U.S. manufacturer Chart Industries Inc. announced Wednesday it agreed to buy UK-based industrial equipment maker Howden from private equity firm KPS Capital Partners for $4.4 billion in cash and newly created preferred stock, doubling its revenue and earnings.
J.P. Morgan and Morgan Stanley provided Chart with $3.375 billion of committed bridge financing. The deal is expected to close in the first half of 2023 if it clears regulators.
Winston & Strawn advised Chart led by Mike Blankenship and Matt Stevens and including Doug Lionberger, Justin Hoffman, Ben Smolij and John Niedzwiecki. BofA Securities is serving as financial advisor.
Morgan Stanley, J.P. Morgan Securities, Barclays and Evercore are financial advisors to KPS Capital and to Howden, which used Paul Weiss, Rifkind, Wharton & Garrison as legal counsel.
By merging, the companies hope to boost scale and drive growth in areas involving decarbonization, as countries and companies hurry to cut emissions and meet targets under climate agreements.
“The combination of Chart and Howden furthers our global leadership position in highly engineered process technologies and products serving the nexus of clean – clean power, clean water, clean food and clean industrials,” said Jill Evanko, Chart’s CEO and President.
Luke Lemoine, an analyst at Piper Sandler in Houston, wrote in a note Thursday that the firm believes the deal valuation is reasonable, although the stock is off significantly due to the concern on the amount of leverage associated with the transaction when a probable recession is looming.

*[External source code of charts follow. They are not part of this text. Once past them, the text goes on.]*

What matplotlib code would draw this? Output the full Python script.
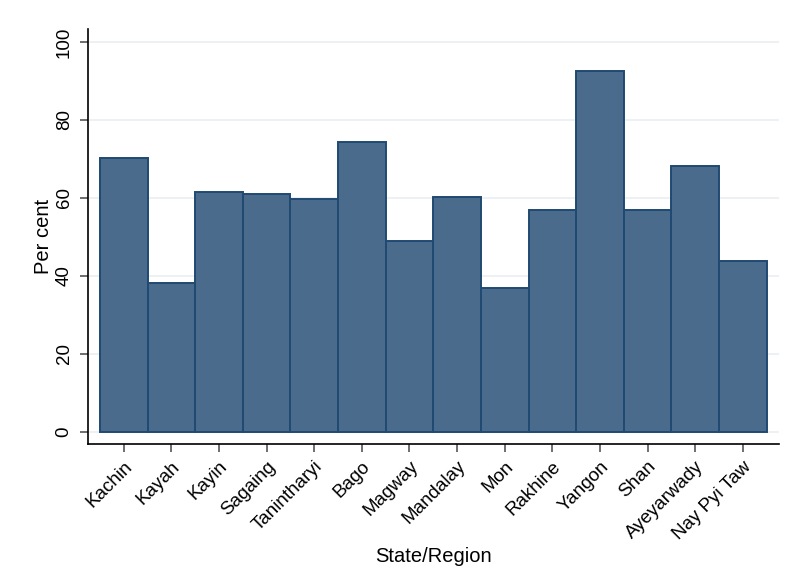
import matplotlib
matplotlib.use("Agg")
import matplotlib.pyplot as plt
import numpy as np

regions = ["Kachin", "Kayah", "Kayin", "Sagaing", "Tanintharyi", "Bago", "Magway",
           "Mandalay", "Mon", "Rakhine", "Yangon", "Shan", "Ayeyarwady", "Nay Pyi Taw"]
per_cent = [70.3, 38.1, 61.6, 60.9, 59.6, 74.4, 49.0,
            60.3, 36.9, 56.8, 92.6, 57.0, 68.3, 43.8]
y_ticks = [0, 20, 40, 60, 80, 100]

plt.rcParams["font.family"] = ["Liberation Sans", "DejaVu Sans"]

fig = plt.figure(figsize=(7.9, 5.8), dpi=100)
ax = fig.add_axes([88 / 790, 1 - 444 / 580, (779 - 88) / 790, (444 - 29) / 580])

x = np.arange(len(regions))
ax.bar(x, per_cent, width=1.0, color="#4a6b8c", edgecolor="#1f4a72",
       linewidth=1.4, zorder=3)

ax.set_xlim(-0.75, len(regions) - 0.24)
ax.set_ylim(-3.08, 103.3)
ax.set_yticks(y_ticks)
ax.set_yticklabels([str(t) for t in y_ticks], rotation=90, va="center", fontsize=13.5)
ax.set_xticks(x)
ax.set_xticklabels(regions, rotation=45, ha="right", rotation_mode="anchor", fontsize=13.5)

ax.grid(axis="y", color="#eaeff2", linewidth=1.2, zorder=0)
ax.tick_params(axis="both", direction="out", length=6, width=1.2, color="#555555")
ax.tick_params(axis="x", pad=4)
ax.tick_params(axis="y", pad=5)

for side in ["top", "right"]:
    ax.spines[side].set_visible(False)
for side in ["left", "bottom"]:
    ax.spines[side].set_linewidth(1.2)
    ax.spines[side].set_color("#000000")

ax.set_xlabel("State/Region", fontsize=14.5, labelpad=3)
ax.set_ylabel("Per cent", fontsize=14.5, labelpad=2)

fig.savefig("out.png", dpi=100, facecolor="white")
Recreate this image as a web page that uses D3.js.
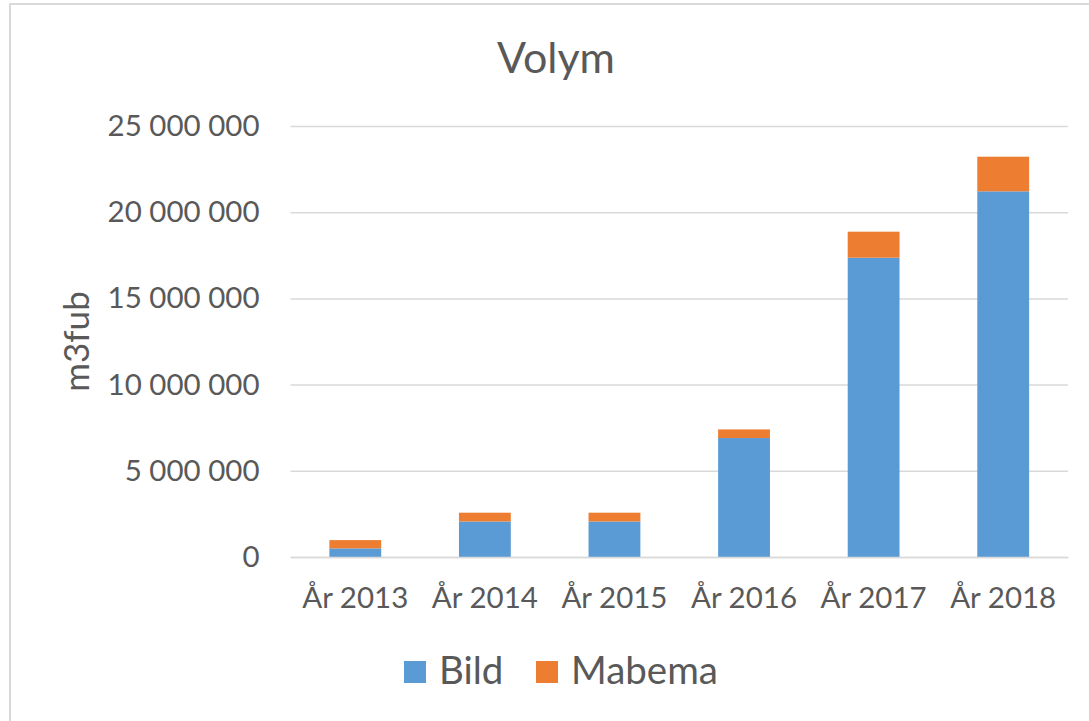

“We believe investors are concerned about leverage along with the perception the LNG story is being diluted, overshadowing the industrial logic and valuation,” he said.
Based in Georgia, Chart manufactures equipment used in liquefied natural gas, hydrogen, biogas and carbon dioxide capture industries while Scotland-based Howden makes fans, steam turbines and other air and gas handling equipment.
In a presentation to investors, Chart said the deal expands Chart’s equipment portfolio and process technology offerings for multiple molecules and applications across high growth areas, and in particular clean energy.
The company said the proposed merger will provide strong cost and sales synergies, scale and innovation potential in priority areas including hydrogen, carbon capture and storage, decarbonization of industries, water treatment, petrochemical, LNG, air separation, marine, cement and natural gas processing.
Chart said the deal would be accretive to margins, cash earnings per share and free cash flow in the first full year and it identified opportunities for margin expansion in the first three years of ownership.